◆ Goal
From the first line of the data down to and including the line with "avg_nusselt = [3.752, 3.898, 3.978, 3.999, 4.005]", copy everything exactly, leaving out pictures.

◆ Data section

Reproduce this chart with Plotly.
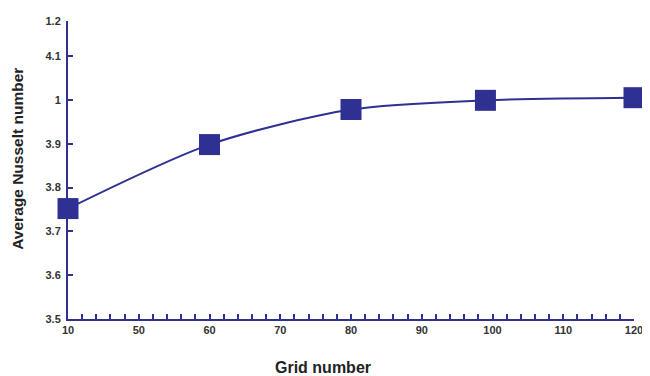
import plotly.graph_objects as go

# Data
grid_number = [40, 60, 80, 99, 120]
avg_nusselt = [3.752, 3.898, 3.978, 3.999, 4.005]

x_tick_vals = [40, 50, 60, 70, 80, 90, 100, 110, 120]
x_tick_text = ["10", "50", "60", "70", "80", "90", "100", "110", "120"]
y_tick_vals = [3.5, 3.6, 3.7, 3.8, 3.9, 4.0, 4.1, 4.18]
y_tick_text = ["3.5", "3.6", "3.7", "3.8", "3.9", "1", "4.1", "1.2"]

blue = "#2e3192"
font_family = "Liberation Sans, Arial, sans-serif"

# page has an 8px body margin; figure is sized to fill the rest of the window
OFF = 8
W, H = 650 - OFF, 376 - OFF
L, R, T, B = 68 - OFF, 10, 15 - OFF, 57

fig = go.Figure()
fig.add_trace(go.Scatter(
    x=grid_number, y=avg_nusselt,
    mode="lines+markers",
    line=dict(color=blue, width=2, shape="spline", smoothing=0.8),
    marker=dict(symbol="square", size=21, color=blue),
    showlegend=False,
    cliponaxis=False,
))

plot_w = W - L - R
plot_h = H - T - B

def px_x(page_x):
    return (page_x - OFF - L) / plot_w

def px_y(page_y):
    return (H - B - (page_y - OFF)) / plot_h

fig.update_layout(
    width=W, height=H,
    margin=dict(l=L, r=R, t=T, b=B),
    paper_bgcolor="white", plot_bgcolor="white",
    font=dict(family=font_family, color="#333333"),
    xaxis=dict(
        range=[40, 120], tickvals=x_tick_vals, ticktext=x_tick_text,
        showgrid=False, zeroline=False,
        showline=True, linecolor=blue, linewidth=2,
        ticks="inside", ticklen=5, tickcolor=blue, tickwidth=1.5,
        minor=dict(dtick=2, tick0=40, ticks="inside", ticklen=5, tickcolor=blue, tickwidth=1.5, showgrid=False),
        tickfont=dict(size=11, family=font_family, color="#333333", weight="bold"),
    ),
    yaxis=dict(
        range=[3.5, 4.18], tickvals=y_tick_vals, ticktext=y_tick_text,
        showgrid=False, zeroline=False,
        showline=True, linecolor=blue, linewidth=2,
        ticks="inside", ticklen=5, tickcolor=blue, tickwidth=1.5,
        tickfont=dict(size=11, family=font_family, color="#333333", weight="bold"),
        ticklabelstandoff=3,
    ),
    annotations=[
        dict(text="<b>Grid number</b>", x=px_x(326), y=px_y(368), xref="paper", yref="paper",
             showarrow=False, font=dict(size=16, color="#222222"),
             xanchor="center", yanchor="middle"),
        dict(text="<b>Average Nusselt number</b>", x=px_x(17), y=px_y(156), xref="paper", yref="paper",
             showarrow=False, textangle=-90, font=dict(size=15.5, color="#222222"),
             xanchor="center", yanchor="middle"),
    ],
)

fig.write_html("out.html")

◆ Answer in full
Reproduce this chart with Plotly.
import plotly.graph_objects as go

# Data
grid_number = [40, 60, 80, 99, 120]
avg_nusselt = [3.752, 3.898, 3.978, 3.999, 4.005]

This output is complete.